__Your instructions__. In the listing below, find the line that contains "Write the matplotlib code for this chart." and the line that contains "ax = fig.add_axes([0.052, 0.344, 0.934, 0.493])". Quote both and every line between them, exactly, and nothing more.
>> BEGIN Supplied data
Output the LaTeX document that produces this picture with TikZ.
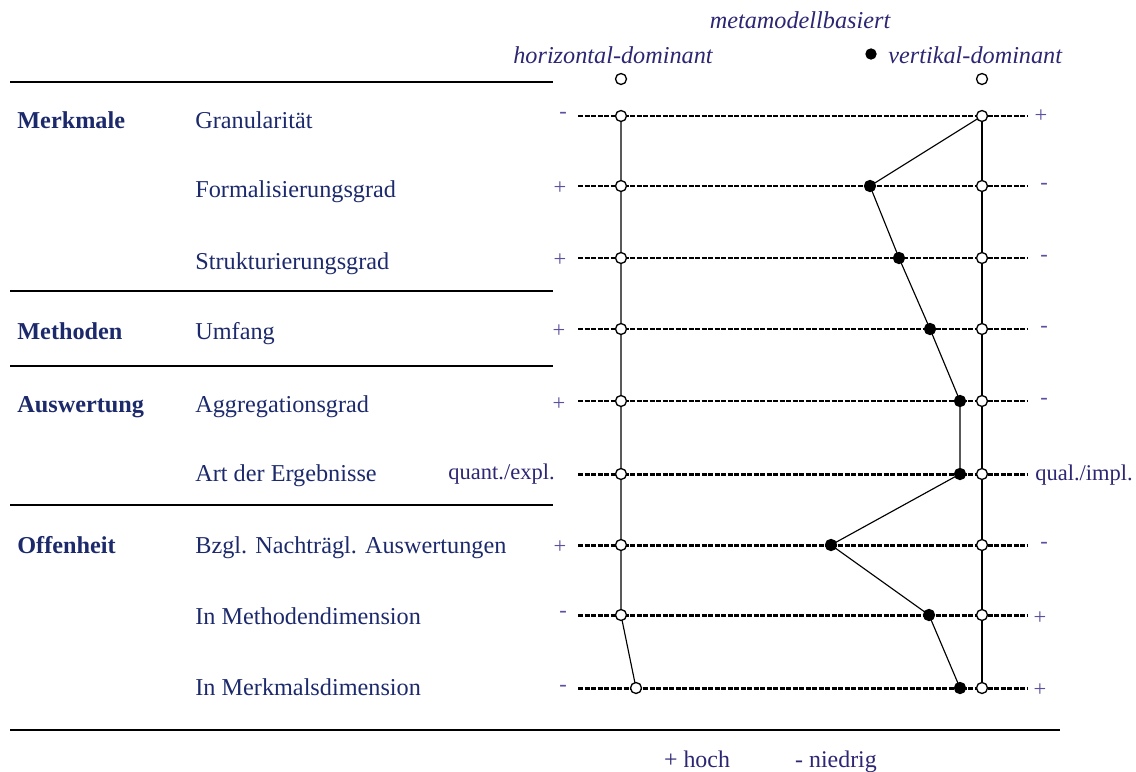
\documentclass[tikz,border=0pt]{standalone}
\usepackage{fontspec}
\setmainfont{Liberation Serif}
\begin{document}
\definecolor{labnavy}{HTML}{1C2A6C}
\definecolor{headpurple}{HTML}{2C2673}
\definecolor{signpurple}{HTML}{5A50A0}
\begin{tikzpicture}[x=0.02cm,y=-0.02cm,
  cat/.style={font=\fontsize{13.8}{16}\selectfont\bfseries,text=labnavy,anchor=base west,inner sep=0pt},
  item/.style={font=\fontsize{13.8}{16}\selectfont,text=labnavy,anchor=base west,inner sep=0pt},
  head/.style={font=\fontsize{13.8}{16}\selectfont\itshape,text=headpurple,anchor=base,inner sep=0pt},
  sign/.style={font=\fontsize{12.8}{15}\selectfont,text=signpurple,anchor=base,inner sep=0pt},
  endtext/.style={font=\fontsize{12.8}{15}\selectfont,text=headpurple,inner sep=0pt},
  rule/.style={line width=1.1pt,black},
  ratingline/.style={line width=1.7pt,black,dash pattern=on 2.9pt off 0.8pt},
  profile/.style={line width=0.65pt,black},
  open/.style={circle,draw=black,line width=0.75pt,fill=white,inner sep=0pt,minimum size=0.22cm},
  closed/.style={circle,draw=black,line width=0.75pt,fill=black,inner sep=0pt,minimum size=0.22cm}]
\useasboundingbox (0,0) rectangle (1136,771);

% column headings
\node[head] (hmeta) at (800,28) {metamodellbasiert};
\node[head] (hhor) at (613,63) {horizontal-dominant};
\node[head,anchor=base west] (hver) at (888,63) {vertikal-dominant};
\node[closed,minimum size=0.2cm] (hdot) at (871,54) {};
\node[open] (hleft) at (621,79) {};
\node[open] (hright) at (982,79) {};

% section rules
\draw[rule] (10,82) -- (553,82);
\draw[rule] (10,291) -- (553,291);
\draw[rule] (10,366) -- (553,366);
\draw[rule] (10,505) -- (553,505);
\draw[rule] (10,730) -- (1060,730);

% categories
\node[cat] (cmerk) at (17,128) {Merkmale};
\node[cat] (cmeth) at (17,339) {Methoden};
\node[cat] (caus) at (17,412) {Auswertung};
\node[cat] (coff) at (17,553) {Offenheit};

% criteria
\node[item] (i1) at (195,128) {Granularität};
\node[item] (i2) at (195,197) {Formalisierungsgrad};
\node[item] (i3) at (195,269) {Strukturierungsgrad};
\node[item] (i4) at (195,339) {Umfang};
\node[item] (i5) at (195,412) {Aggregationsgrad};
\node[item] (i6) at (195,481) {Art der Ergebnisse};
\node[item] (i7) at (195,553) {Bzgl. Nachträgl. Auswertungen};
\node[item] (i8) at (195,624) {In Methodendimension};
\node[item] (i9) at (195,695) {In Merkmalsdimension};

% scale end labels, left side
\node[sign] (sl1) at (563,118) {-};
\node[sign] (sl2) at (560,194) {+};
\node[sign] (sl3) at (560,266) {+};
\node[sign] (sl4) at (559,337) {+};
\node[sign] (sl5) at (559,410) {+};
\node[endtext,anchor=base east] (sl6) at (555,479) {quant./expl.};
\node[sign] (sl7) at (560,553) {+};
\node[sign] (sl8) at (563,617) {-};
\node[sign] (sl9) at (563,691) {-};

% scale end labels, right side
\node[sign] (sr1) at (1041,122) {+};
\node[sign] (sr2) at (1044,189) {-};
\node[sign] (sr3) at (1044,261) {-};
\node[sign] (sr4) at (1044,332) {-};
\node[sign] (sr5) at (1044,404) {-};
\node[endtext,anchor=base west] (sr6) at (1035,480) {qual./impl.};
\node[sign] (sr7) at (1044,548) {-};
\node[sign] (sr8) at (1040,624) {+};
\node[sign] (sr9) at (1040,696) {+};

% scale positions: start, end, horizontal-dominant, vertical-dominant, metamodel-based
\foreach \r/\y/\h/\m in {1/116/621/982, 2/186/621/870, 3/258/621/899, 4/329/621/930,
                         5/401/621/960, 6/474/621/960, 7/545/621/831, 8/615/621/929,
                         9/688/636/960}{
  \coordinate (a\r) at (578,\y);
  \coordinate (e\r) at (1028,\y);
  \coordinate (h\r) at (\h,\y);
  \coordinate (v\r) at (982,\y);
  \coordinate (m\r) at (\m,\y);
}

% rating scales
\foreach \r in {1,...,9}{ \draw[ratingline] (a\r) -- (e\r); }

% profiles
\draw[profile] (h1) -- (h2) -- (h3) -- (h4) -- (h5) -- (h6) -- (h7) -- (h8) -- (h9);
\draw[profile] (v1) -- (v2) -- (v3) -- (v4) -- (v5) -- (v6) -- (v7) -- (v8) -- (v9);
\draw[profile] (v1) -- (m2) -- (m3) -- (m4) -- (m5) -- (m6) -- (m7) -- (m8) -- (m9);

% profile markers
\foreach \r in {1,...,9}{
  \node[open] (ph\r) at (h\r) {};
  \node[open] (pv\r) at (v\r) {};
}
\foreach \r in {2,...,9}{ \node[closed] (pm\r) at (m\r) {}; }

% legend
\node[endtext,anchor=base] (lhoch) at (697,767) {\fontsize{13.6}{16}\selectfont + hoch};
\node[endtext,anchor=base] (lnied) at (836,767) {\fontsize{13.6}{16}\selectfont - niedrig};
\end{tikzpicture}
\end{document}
>> END Supplied data
>> BEGIN Supplied data
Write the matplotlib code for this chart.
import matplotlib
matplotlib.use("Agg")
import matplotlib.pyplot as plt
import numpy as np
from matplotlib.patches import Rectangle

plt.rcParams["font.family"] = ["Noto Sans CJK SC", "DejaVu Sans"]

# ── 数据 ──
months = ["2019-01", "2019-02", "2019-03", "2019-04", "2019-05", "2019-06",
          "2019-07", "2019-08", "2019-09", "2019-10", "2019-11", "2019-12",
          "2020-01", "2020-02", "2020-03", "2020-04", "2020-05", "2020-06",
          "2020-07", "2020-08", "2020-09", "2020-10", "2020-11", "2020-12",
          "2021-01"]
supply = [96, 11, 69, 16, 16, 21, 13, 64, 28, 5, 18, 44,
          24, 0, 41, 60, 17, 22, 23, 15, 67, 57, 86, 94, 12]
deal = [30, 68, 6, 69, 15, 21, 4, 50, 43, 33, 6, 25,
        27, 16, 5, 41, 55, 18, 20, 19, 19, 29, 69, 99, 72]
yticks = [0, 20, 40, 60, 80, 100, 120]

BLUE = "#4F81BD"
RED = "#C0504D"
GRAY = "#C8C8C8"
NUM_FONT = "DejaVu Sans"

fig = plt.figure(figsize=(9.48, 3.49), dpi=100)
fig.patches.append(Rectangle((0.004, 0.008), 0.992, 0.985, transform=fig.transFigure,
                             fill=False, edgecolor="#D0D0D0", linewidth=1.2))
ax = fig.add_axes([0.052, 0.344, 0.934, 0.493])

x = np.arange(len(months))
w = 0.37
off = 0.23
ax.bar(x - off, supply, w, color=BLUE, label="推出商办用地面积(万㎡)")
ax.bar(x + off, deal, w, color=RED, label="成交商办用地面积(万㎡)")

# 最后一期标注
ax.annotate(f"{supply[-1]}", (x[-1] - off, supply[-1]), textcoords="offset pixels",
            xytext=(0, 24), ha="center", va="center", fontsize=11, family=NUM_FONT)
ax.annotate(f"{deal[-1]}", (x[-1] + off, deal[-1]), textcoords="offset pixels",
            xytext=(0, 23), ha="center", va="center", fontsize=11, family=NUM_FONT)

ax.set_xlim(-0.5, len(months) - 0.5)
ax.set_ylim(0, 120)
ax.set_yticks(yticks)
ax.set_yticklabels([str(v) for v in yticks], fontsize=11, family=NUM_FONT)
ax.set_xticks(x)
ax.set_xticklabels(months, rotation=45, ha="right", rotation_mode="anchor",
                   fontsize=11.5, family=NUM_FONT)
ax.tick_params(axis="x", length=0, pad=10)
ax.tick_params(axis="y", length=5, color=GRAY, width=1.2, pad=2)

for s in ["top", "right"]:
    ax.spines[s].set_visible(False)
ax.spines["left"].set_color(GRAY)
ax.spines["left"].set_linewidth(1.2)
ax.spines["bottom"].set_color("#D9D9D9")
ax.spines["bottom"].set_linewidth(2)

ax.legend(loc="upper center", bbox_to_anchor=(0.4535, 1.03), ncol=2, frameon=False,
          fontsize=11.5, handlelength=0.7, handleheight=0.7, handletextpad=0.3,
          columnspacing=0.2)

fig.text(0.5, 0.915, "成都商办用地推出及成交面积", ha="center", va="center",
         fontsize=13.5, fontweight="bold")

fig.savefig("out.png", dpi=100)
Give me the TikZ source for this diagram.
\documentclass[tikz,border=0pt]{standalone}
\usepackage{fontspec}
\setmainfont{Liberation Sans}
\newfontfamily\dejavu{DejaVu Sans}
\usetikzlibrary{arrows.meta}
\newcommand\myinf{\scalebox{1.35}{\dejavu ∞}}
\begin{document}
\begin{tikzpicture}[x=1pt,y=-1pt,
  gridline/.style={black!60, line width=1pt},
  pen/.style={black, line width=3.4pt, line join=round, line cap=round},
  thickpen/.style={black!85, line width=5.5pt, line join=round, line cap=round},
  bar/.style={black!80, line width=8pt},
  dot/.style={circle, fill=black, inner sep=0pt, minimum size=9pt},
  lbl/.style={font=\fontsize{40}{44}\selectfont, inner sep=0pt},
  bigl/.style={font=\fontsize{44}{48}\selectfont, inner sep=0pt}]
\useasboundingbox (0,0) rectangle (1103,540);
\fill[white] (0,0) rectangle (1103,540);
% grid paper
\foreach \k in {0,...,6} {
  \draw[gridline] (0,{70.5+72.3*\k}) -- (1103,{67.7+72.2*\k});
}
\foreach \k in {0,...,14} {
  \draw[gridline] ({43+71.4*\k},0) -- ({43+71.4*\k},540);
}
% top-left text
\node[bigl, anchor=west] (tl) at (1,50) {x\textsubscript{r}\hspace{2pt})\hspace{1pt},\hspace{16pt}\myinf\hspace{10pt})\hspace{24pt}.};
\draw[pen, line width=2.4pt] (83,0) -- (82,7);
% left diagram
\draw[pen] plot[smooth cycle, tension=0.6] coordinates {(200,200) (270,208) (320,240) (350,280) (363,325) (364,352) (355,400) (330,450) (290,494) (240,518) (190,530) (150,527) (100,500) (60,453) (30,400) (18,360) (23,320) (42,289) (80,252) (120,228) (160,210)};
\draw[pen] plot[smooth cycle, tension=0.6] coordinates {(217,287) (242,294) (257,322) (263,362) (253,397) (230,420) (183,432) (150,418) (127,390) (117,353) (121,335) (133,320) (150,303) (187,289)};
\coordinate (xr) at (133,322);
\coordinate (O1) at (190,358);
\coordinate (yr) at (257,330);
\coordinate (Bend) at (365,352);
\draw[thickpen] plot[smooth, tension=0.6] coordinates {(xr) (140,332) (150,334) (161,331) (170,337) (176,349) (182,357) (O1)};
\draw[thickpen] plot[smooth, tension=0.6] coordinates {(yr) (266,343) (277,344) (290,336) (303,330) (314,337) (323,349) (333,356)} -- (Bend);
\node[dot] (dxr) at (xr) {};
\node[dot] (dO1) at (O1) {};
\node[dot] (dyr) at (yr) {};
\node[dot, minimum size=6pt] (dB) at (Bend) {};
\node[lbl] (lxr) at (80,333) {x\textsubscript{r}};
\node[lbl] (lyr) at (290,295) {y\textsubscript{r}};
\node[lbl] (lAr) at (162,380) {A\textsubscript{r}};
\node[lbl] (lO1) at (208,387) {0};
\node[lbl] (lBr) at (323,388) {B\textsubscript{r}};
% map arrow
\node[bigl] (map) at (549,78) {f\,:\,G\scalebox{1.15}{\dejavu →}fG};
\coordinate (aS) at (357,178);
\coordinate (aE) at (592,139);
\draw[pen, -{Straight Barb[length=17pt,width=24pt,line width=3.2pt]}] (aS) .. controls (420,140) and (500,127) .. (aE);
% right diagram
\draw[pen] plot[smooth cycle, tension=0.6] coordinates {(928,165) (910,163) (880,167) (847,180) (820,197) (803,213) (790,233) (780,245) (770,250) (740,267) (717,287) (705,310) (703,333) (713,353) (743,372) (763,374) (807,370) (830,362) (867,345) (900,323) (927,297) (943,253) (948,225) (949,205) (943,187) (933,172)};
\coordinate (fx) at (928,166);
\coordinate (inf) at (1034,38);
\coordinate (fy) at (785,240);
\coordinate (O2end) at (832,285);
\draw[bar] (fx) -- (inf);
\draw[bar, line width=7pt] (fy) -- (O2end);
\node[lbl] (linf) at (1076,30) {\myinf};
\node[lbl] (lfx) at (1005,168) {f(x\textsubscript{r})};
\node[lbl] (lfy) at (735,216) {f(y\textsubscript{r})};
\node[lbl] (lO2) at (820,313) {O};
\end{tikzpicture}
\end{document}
>> END Supplied data
__Result of the task__.
Write the matplotlib code for this chart.
import matplotlib
matplotlib.use("Agg")
import matplotlib.pyplot as plt
import numpy as np
from matplotlib.patches import Rectangle

plt.rcParams["font.family"] = ["Noto Sans CJK SC", "DejaVu Sans"]

# ── 数据 ──
months = ["2019-01", "2019-02", "2019-03", "2019-04", "2019-05", "2019-06",
          "2019-07", "2019-08", "2019-09", "2019-10", "2019-11", "2019-12",
          "2020-01", "2020-02", "2020-03", "2020-04", "2020-05", "2020-06",
          "2020-07", "2020-08", "2020-09", "2020-10", "2020-11", "2020-12",
          "2021-01"]
supply = [96, 11, 69, 16, 16, 21, 13, 64, 28, 5, 18, 44,
          24, 0, 41, 60, 17, 22, 23, 15, 67, 57, 86, 94, 12]
deal = [30, 68, 6, 69, 15, 21, 4, 50, 43, 33, 6, 25,
        27, 16, 5, 41, 55, 18, 20, 19, 19, 29, 69, 99, 72]
yticks = [0, 20, 40, 60, 80, 100, 120]

BLUE = "#4F81BD"
RED = "#C0504D"
GRAY = "#C8C8C8"
NUM_FONT = "DejaVu Sans"

fig = plt.figure(figsize=(9.48, 3.49), dpi=100)
fig.patches.append(Rectangle((0.004, 0.008), 0.992, 0.985, transform=fig.transFigure,
                             fill=False, edgecolor="#D0D0D0", linewidth=1.2))
ax = fig.add_axes([0.052, 0.344, 0.934, 0.493])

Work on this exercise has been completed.